We’ve surfaced and seen
the world, finally standing in
one place–every buoy,
every tress, every rafter.

My apologies to Jared: this blogging system doesn’t allow me to include the delicate enjambments of his fine poem–but I couldn’t resist including it.

Contact Jared Pearce for copies at jcpearceATbsu.edu, or write to him at 301 N. Reserve St./Muncie, IN. 47303.

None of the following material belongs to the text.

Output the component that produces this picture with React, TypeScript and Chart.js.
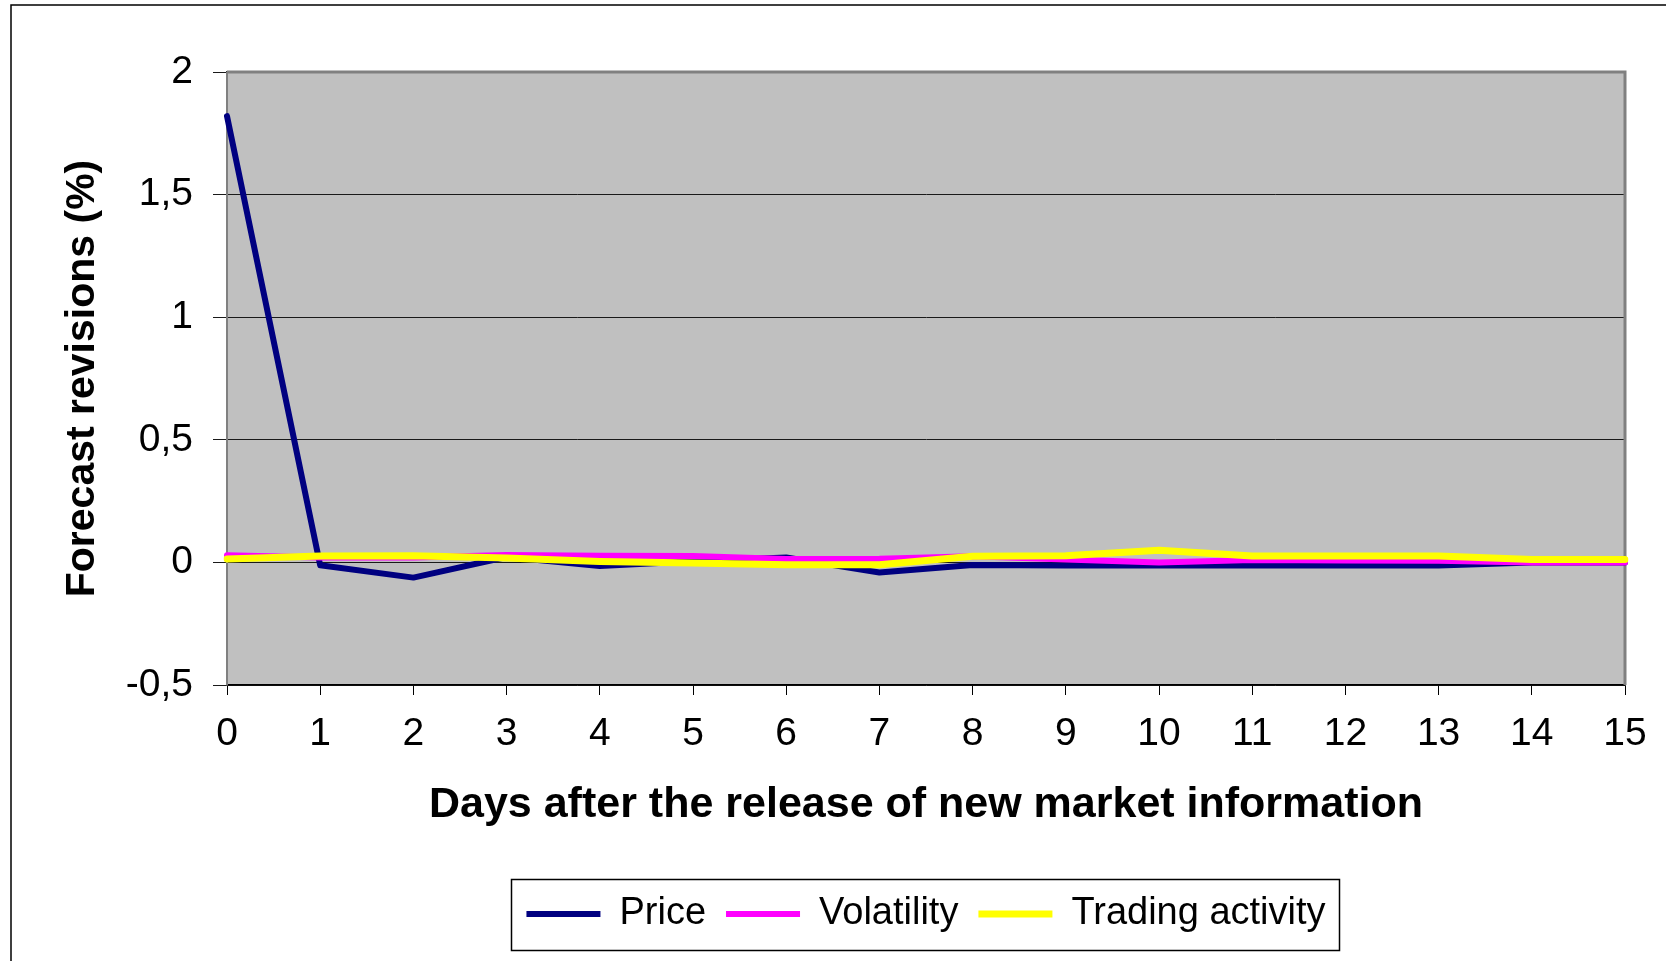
import React, { useEffect, useRef } from 'react';
import { Chart, registerables } from 'chart.js';

Chart.register(...registerables);

const days = ['0', '1', '2', '3', '4', '5', '6', '7', '8', '9', '10', '11', '12', '13', '14', '15'];
const priceValues = [1.82, -0.012, -0.062, 0.022, -0.015, 0.005, 0.02, -0.041, -0.011, -0.013, -0.013, -0.013, -0.013, -0.013, 0.0, 0.0];
const volatilityValues = [0.029, 0.02, 0.02, 0.03, 0.027, 0.026, 0.014, 0.015, 0.025, 0.012, 0.0, 0.01, 0.008, 0.007, 0.0, 0.0];
const tradingValues = [0.014, 0.026, 0.027, 0.018, 0.004, -0.002, -0.01, -0.01, 0.025, 0.027, 0.05, 0.026, 0.026, 0.026, 0.012, 0.012];
const seriesNames = ['Price', 'Volatility', 'Trading activity'];
const seriesColors = ['#000080', '#FF00FF', '#FFFF00'];
const yMin = -0.5;
const yMax = 2;
const yStep = 0.5;
const xTitle = 'Days after the release of new market information';
const yTitle = 'Forecast revisions (%)';

const FONT = '"Liberation Sans", Arial, Helvetica, sans-serif';

const backgroundPlugin = {
  id: 'bgFrame',
  beforeDraw(chart: any) {
    const { ctx, chartArea: a } = chart;
    ctx.save();
    ctx.fillStyle = '#FFFFFF';
    ctx.fillRect(0, 0, chart.width, chart.height);
    ctx.strokeStyle = '#000000';
    ctx.lineWidth = 1.5;
    ctx.strokeRect(11, 5, chart.width + 20, chart.height + 20);
    ctx.fillStyle = '#C0C0C0';
    ctx.fillRect(a.left, a.top, a.right - a.left, a.bottom - a.top);
    ctx.restore();
  },
  beforeDatasetsDraw(chart: any) {
    const { ctx, chartArea: a } = chart;
    ctx.save();
    ctx.strokeStyle = '#808080';
    ctx.lineWidth = 3;
    ctx.beginPath();
    ctx.moveTo(a.left, a.top);
    ctx.lineTo(a.right, a.top);
    ctx.lineTo(a.right, a.bottom);
    ctx.stroke();
    ctx.lineWidth = 2;
    ctx.beginPath();
    ctx.moveTo(a.left, a.top);
    ctx.lineTo(a.left, a.bottom);
    ctx.stroke();
    ctx.restore();
  },
  afterDraw(chart: any) {
    const lg = chart.legend;
    if (!lg || !lg.legendHitBoxes || !lg.legendHitBoxes.length) return;
    const boxes = lg.legendHitBoxes;
    let l = Infinity, r = -Infinity, t = Infinity, b = -Infinity;
    boxes.forEach((h: any) => {
      l = Math.min(l, h.left);
      r = Math.max(r, h.left + h.width);
      t = Math.min(t, h.top);
      b = Math.max(b, h.top + h.height);
    });
    const cy = (t + b) / 2;
    const { ctx } = chart;
    ctx.save();
    ctx.strokeStyle = '#000000';
    ctx.lineWidth = 1.5;
    ctx.strokeRect(Math.round(l - 15) + 0.5, Math.round(cy - 35) + 0.5, Math.round(r - l + 29), 71);
    ctx.restore();
  },
};

export default function App() {
  const canvasRef = useRef<HTMLCanvasElement | null>(null);

  useEffect(() => {
    if (!canvasRef.current) return;
    const values = [priceValues, volatilityValues, tradingValues];
    const widths = [6, 6, 7];
    const orders = [3, 2, 1];
    const chart = new Chart(canvasRef.current, {
      type: 'line',
      data: {
        labels: days,
        datasets: seriesNames.map((name, i) => ({
          label: name,
          data: values[i],
          borderColor: seriesColors[i],
          backgroundColor: seriesColors[i],
          borderWidth: widths[i],
          borderCapStyle: 'round',
          borderJoinStyle: 'round',
          pointRadius: 0,
          pointHoverRadius: 0,
          tension: 0,
          fill: false,
          order: orders[i],
        })),
      },
      options: {
        animation: false,
        responsive: false,
        devicePixelRatio: 1,
        layout: { padding: { left: 0, top: 72, right: 41, bottom: 18 } },
        plugins: {
          tooltip: { enabled: false },
          legend: {
            position: 'bottom',
            fullSize: false,
            labels: {
              usePointStyle: true,
              pointStyle: 'line',
              pointStyleWidth: 74,
              boxHeight: 38,
              padding: 20,
              color: '#000000',
              font: { family: FONT, size: 38 },
              sort: (a: any, b: any) => a.datasetIndex - b.datasetIndex,
            },
          },
        },
        scales: {
          x: {
            type: 'category',
            offset: false,
            afterFit(scale: any) {
              scale.height = 190;
            },
            grid: {
              display: true,
              drawOnChartArea: false,
              drawTicks: true,
              tickLength: 10,
              color: '#000000',
              lineWidth: 1,
            },
            border: { display: true, color: '#000000', width: 1.5 },
            ticks: {
              color: '#000000',
              font: { family: FONT, size: 39 },
              padding: 16,
              maxRotation: 0,
              autoSkip: false,
            },
            title: {
              display: true,
              text: xTitle,
              color: '#000000',
              font: { family: FONT, size: 43, weight: 'bold' },
              padding: { top: 0, bottom: 44 },
            },
          },
          y: {
            type: 'linear',
            min: yMin,
            max: yMax,
            afterFit(scale: any) {
              scale.width = 227;
            },
            grid: {
              display: true,
              drawOnChartArea: true,
              drawTicks: true,
              tickLength: 14,
              color: '#1a1a1a',
              lineWidth: 1,
            },
            border: { display: true, color: '#404040', width: 2 },
            ticks: {
              stepSize: yStep,
              color: '#000000',
              font: { family: FONT, size: 39 },
              padding: 20,
              callback: (v: any) => String(v).replace('.', ','),
            },
            title: {
              display: true,
              text: yTitle,
              color: '#000000',
              font: { family: FONT, size: 41, weight: 'bold' },
              padding: { top: 58, bottom: 0 },
            },
          },
        },
      },
      plugins: [backgroundPlugin],
    } as any);
    return () => chart.destroy();
  }, []);

  return (
    <div style={{ position: 'absolute', left: 0, top: 0, width: 1666, height: 961, overflow: 'hidden', background: '#fff' }}>
      <canvas ref={canvasRef} width={1666} height={961} style={{ width: 1666, height: 961, display: 'block' }} />
    </div>
  );
}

Willard Bohn’s Modern Visual Poetry 
May 3rd, 2005 by Administrator

Willard Bohn presents the whole range of visual poetry from the Futurists to Concrete and Lettrist poets. He speculates on the origins of vispo (advertising art of the 19th c., Mallarme, and especially Chinese ideograms) and leaves us with possible vispoetries of the future in the form of the Holopoems of Eduardo Kac and the melding of arts taking place on the world wide web. In between these poles Bohn gives us sensitive readings of Apollinaire, Severini, and the remarkable Mexican poet (and pioneer of Western Haiku) Jose Juan Tablada. The Campos brothers, Emmet Williams, Dick Higgens, and a host of well-known writers are discussed, but it is the lesser-knowns and the samplings of work from rare publications that fascinate me most. Names like Vicenc Sole de Sojo, and the Catalan vispoet J.V. Foix and his dazzling work are totally new to me. Bohn includes close to the text translations of each poem as he explains it, so English readers can follow along without trouble. Visual poetry is a vital current in both the art and literature of the 20th century. Bohn gives thought-provoking definitions of the permutations of this compelling fusion of genres. In short, I cannot recommend this book highly enough. Get it from the University of Delaware Press.